Sans le dire ouvertement, cette déclaration montre clairement que l'opération militaire a accompli le contraire de ce que prétendent la chancelière et son arrogant ministre de la Défense dans leur propagande de guerre hypocrite.

Dans une petite phrase de sa déclaration politique, Merkel a fait une importante remarque en disant qu'elle ne souhaitait, ni ne pouvait parler des événements survenus durant les années 1989 et 1990. A l'époque, les troupes soviétiques s'étaient retirées d'Afghanistan après un déploiement de dix ans au cours duquel elles avaient enduré de fortes pertes.

La raison pour laquelle Merkel ne veut pas parler de l'histoire du pays n'est pas difficile à comprendre. Elle serait alors obligée de parler de la mise en place par la CIA d'al-Qaïda et des diverses milices islamistes dans les années 1980 ainsi que de leur armement par les Etats-Unis pour combattre les troupes soviétiques. Elle serait obligée de parler du conseiller à la sécurité du président de l'époque (1977-1981) et actuel conseiller d'Obama, Zbigniew Brzezinski qui, dans son livre, attribue un rôle clé au contrôle de la « masse continentale euro-asiatique » - en se référant une fois de plus à l'Afghanistan - dans la défense de la domination américaine du monde. Ou alors elle serait obligée de déclarer que la guerre contre ceux au pouvoir à Kaboul avait été projetée bien longtemps avant les attaques du 11 septembre 2001 ; et qu'en aucun cas Berlin n'acceptera un contrôle exclusif des Etats-Unis dans la région ; et que durant des décennies l'Allemagne a entretenu d'étroites relations économiques et politiques avec divers gouvernements en Afghanistan.

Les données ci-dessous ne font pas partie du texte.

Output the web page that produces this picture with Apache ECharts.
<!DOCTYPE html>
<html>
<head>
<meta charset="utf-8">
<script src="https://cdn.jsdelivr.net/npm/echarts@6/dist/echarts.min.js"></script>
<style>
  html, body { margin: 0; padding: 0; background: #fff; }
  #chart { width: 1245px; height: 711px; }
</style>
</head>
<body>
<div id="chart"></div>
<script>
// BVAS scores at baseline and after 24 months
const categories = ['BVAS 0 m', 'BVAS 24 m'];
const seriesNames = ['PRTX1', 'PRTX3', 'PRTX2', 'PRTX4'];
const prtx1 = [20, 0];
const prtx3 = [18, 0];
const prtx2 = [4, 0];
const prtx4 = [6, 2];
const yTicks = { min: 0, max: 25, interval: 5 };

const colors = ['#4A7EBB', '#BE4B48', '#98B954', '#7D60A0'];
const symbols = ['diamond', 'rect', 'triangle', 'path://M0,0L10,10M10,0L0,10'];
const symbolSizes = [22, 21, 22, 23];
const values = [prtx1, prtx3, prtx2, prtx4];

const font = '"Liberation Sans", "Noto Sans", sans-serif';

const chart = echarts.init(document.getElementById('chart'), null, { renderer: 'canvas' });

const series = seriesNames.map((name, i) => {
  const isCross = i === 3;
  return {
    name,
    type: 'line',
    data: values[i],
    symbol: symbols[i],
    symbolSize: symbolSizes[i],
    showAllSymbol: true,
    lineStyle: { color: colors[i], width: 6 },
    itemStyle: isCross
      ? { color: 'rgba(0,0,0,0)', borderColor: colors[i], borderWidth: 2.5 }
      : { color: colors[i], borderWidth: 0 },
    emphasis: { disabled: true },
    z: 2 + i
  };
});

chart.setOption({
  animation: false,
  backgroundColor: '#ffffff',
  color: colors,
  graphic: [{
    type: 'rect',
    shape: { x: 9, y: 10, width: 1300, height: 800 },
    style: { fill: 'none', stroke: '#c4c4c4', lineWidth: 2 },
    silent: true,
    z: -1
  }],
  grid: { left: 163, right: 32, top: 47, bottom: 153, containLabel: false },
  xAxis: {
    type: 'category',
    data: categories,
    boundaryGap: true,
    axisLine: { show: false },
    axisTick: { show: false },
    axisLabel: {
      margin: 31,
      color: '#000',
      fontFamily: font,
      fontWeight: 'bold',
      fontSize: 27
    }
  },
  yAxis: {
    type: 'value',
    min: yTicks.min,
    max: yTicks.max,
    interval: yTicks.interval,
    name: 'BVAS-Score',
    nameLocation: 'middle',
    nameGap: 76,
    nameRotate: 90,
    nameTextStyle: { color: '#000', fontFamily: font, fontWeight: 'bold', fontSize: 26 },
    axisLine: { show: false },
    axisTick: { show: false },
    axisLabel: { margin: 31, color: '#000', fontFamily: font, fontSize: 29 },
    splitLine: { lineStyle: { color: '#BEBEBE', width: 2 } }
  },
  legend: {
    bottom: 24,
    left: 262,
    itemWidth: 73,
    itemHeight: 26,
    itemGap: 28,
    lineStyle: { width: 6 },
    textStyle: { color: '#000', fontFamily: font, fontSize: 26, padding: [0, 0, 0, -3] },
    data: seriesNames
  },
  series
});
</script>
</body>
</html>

Bref, si Merkel devait parler de cette histoire, il s'avèrerait rapidement que l'actuelle opération militaire est une guerre de conquête coloniale. Mais ceci ne devrait en aucun cas être dit ouvertement.

Lors du débat qui a suivi cette déclaration gouvernementale, le dirigeant du SPD ; Sigmar Gabriel s'est rangé sans réserve derrière la chancelière. Il a simplement mis en garde contre le fait de parler ouvertement de la guerre. Si on laissait tomber la propagande actuelle, il deviendrait encore plus difficile de justifier la guerre auprès de la population, a-t-il dit.

Même Jürgen Trittin du Parti des Verts a soutenu la chancelière mais en adoptant une position contraire. Il a instamment invité le gouvernement à abandonner tous les euphémismes pour appeler la guerre ouvertement par son nom.

En tant que porte-parole du Parti La Gauche (Die Linke), Gregor Gysi, a critiqué la guerre en citant quelques statistiques de l'ONU montrant que le discours sur la reconstruction économique et sociale était tout à fait faux. Mais Gysi a lui aussi passé sous total silence la véritable nature de cette guerre coloniale. Compte tenu de la résistance grandissante au sein de la population, La Gauche joue le rôle de soupape de sécurité politique au Bundestag. Ses critiques servent à maintenir l'opposition sous contrôle et à la maintenir politiquement sur la touche. Ainsi, La Gauche constitue le flanc de gauche critique de la coalition de guerre.